The Covid-19 pandemic in Saudi Arabia started on March 2, 2020, the first recorded case in Saudi Arabia. Measures were quickly put in place with curfews on March 23, rollout of vaccine programs between December 2020 and January 2021, and travel bans. By June 13, 2022, the Interior Ministry lifted many of the previous restrictions.

Israeli-Saudi relations had warmed over the course of the 2010s as a result of common interests in response to issues such as the Arab spring and Iranian influence in the region. In 2023, there was significant developments towards normalization of relations. In May, Saudi Arabia had reportedly requested assurances from the United States to establish normalized relations with Israel.
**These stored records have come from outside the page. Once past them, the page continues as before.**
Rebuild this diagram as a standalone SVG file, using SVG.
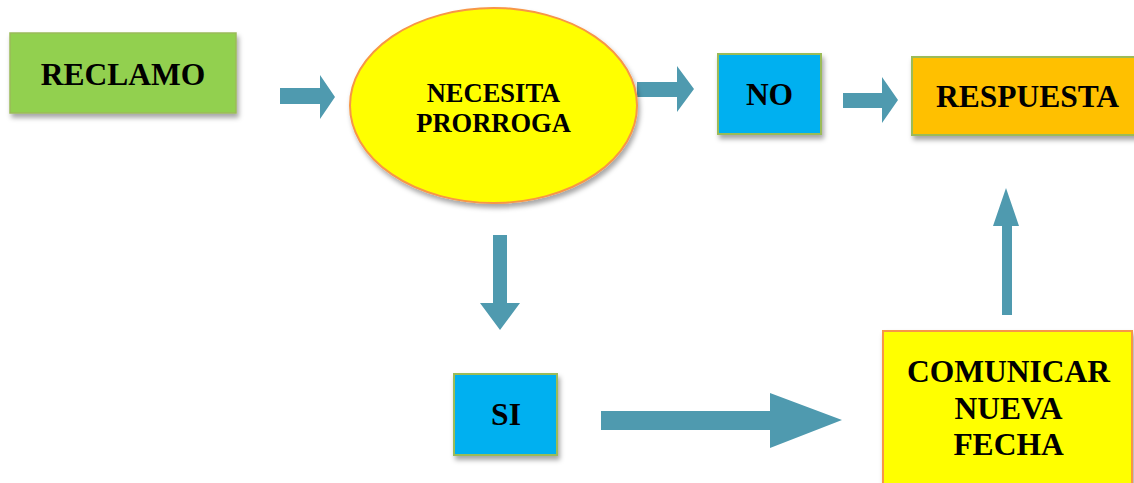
<svg xmlns="http://www.w3.org/2000/svg" width="1134" height="483" viewBox="0 0 1134 483">
<defs>
<filter id="sh" x="-10%" y="-10%" width="130%" height="140%">
<feDropShadow dx="2" dy="4" stdDeviation="2.5" flood-color="#000" flood-opacity="0.35"/>
</filter>
<style>
.t{font-family:"Liberation Serif","Times New Roman",serif;font-weight:bold;fill:#000;text-anchor:middle}
.big{font-size:31.5px}
.mid{font-size:26.5px}
.arrow{fill:#4F9AAF}
.green{fill:#92D050;stroke:#9BBB59;stroke-width:1.5}
.blue{fill:#00B0F0;stroke:#9BBB59;stroke-width:2}
.orange{fill:#FFC000;stroke:#9BBB59;stroke-width:2}
.yellow{fill:#FFFF00;stroke:#F79646;stroke-width:2}
</style>
</defs>
<rect width="1134" height="483" fill="#fff"/>
<g id="connectors">
<polygon class="arrow" points="280,88 320,88 320,75 335,97 320,119 320,104 280,104"/>
<polygon class="arrow" points="637,82 677,82 677,66 694,89 677,112 677,97 637,97"/>
<polygon class="arrow" points="843,93 882,93 882,77 898,100 882,123 882,108 843,108"/>
<polygon class="arrow" points="493,235 507,235 507,303 520,303 500,330 480,303 493,303"/>
<polygon class="arrow" points="601,411 770,411 770,393 842,420 770,448 770,430 601,430"/>
<polygon class="arrow" points="1002,315 1002,226 993,226 1006,188 1019,226 1012,226 1012,315"/>
</g>
<g id="reclamo">
<rect class="green" x="10" y="33" width="226" height="80" filter="url(#sh)"/>
<text class="t big" x="123" y="85">RECLAMO</text>
</g>
<g id="necesita">
<ellipse class="yellow" cx="493.5" cy="105.5" rx="143.5" ry="97.5" filter="url(#sh)"/>
<text class="t mid" x="493.5" y="102">NECESITA</text>
<text class="t mid" x="493.5" y="132">PRORROGA</text>
</g>
<g id="no">
<rect class="blue" x="718" y="54" width="103" height="80" filter="url(#sh)"/>
<text class="t big" x="769.5" y="105">NO</text>
</g>
<g id="respuesta">
<rect class="orange" x="912" y="57" width="232" height="78" filter="url(#sh)"/>
<text class="t big" x="1027.5" y="107">RESPUESTA</text>
</g>
<g id="si">
<rect class="blue" x="454" y="374" width="103" height="81" filter="url(#sh)"/>
<text class="t big" x="506" y="425">SI</text>
</g>
<g id="comunicar">
<rect class="yellow" x="883" y="331" width="249" height="170" filter="url(#sh)"/>
<text class="t big" x="1008.5" y="382">COMUNICAR</text>
<text class="t big" x="1008.5" y="419">NUEVA</text>
<text class="t big" x="1008.5" y="455">FECHA</text>
</g>
</svg>
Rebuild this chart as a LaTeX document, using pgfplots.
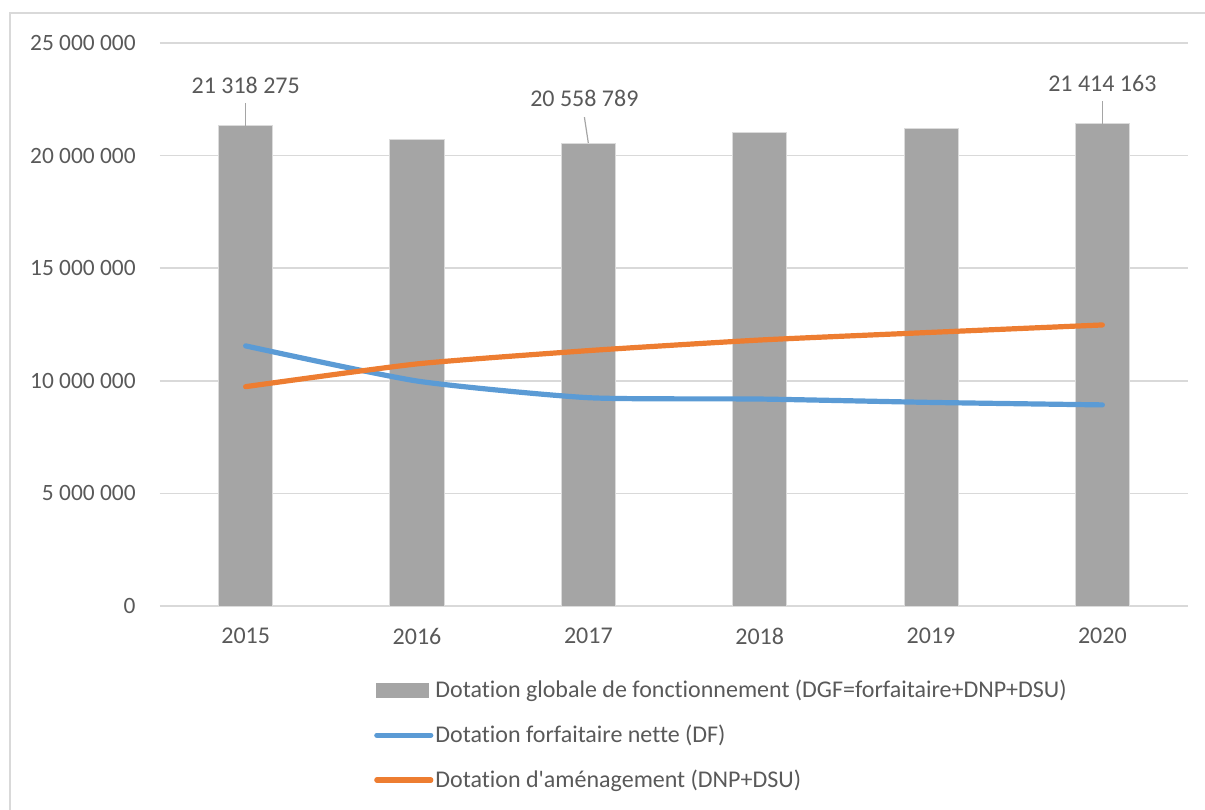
\documentclass[border=0pt]{standalone}
\usepackage{fontspec}
\setmainfont{Carlito}[Ligatures=NoCommon]
\usepackage{pgfplots}
\pgfplotsset{compat=1.18}
\definecolor{barcol}{HTML}{A5A5A5}
\definecolor{bluecol}{HTML}{5B9BD5}
\definecolor{orangecol}{HTML}{ED7D31}
\definecolor{gridcol}{HTML}{D9D9D9}
\definecolor{txtcol}{HTML}{595959}
\definecolor{framecol}{HTML}{D9D9D9}
\begin{document}
\begin{tikzpicture}
\useasboundingbox (0,0) rectangle (602.5pt,404.5pt);
\draw[framecol, line width=0.9pt] (5pt,-10pt) -- (5pt,398pt) -- (615pt,398pt);
\begin{axis}[
  at={(80pt,101.5pt)}, anchor=south west,
  scale only axis, width=514pt, height=281.5pt,
  xmin=-0.5, xmax=5.5, ymin=0, ymax=25000000,
  xtick={0,1,2,3,4,5},
  xticklabels={2015,2016,2017,2018,2019,2020},
  ytick={0,5000000,10000000,15000000,20000000,25000000},
  yticklabels={0,5 000 000,10 000 000,15 000 000,20 000 000,25 000 000},
  scaled y ticks=false,
  major tick length=0pt,
  axis line style={draw=none},
  ymajorgrids, grid style={gridcol, line width=0.8pt},
  ticklabel style={text=txtcol},
  yticklabel style={font=\fontsize{11.7pt}{14pt}\selectfont, inner sep=0pt, anchor=east, xshift=-12pt},
  xticklabel style={font=\fontsize{12pt}{14pt}\selectfont, inner sep=0pt, anchor=north, yshift=-11pt},
  legend style={at={(0.208,-0.127)}, anchor=north west, draw=none, fill=none,
    font=\fontsize{12pt}{14pt}\selectfont, text=txtcol, row sep=10.2pt,
    inner sep=0pt, cells={anchor=west}, nodes={inner sep=1pt}},
  legend cell align=left,
  clip=false,
]
\addplot[ybar, bar width=27pt, fill=barcol, draw=white!60!barcol, line width=0.5pt,
  legend image code/.code={\fill[barcol] (0pt,-3.5pt) rectangle (26pt,3.5pt);}]
  coordinates {(0,21318275) (1,20720000) (2,20558789) (3,21030000) (4,21210000) (5,21414163)};
\addlegendentry{Dotation globale de fonctionnement (DGF=forfaitaire+DNP+DSU)}
\addplot[bluecol, line width=2.6pt, line cap=round, smooth, tension=0.35,
  legend image code/.code={\draw[bluecol, line width=2.6pt, line cap=round] (0pt,0pt) -- (27pt,0pt);}]
  coordinates {(0,11550000) (1,9990000) (2,9250000) (3,9190000) (4,9040000) (5,8930000)};
\addlegendentry{Dotation forfaitaire nette (DF)}
\addplot[orangecol, line width=2.6pt, line cap=round, smooth, tension=0.35,
  legend image code/.code={\draw[orangecol, line width=2.6pt, line cap=round] (0pt,0pt) -- (27pt,0pt);}]
  coordinates {(0,9740000) (1,10750000) (2,11340000) (3,11810000) (4,12150000) (5,12480000)};
\addlegendentry{Dotation d\textquotesingle am\'enagement (DNP+DSU)}
\draw[barcol, line width=0.6pt] (axis cs:0,22340000) -- (axis cs:0,21318275);
\draw[barcol, line width=0.6pt] (axis cs:1.977,21710000) -- (axis cs:2,20558789);
\draw[barcol, line width=0.6pt] (axis cs:5,22420000) -- (axis cs:5,21414163);
\node[text=txtcol, font=\fontsize{12pt}{14pt}\selectfont] at (axis cs:0,23130000) {21 318 275};
\node[text=txtcol, font=\fontsize{12pt}{14pt}\selectfont] at (axis cs:1.977,22560000) {20 558 789};
\node[text=txtcol, font=\fontsize{12pt}{14pt}\selectfont] at (axis cs:5,23200000) {21 414 163};
\end{axis}
\end{tikzpicture}
\end{document}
In September, ministers Haim Katz and Shlomo Karhi became the first Israeli ministers to visit Saudi Arabia and give a speech in Saudi Arabia respectively. In October 2023, all negotiations pertaining to normalization were halted due to the outbreak of the Gaza war.

Saudi Arabia was struck by Iran on February 28 in Riyadh and its eastern regions with the Crown Prince and Prime Minister condemning the attacks on Saudi Arabia and its neighboring countries. On March 1, Saudi Arabia authorised military response regarding any continued attacks from Iran. The US government released a statement regarding the attacks within the region, stating that they would “reaffirm our right to self-defense in the face of these attacks.” A Saudi intelligence source reported that the Crown Prince was in support of increasing US attacks on Iran on March 27. Saudi Arabia and the UAE had allegedly carried out secret attacks on Iran, with Saudi Arabia carrying out these attacks in late March according to reporting from Reuters. On May 14, the Financial Times reported that Saudi Arabia is aiming for a non-aggression pact between Iran and the Gulf States, which some say bares resemblance to the 1975 Helsinki Accords, in order to stabilise the region. as air traffic and the Strait of Hormuz has been deeply effected.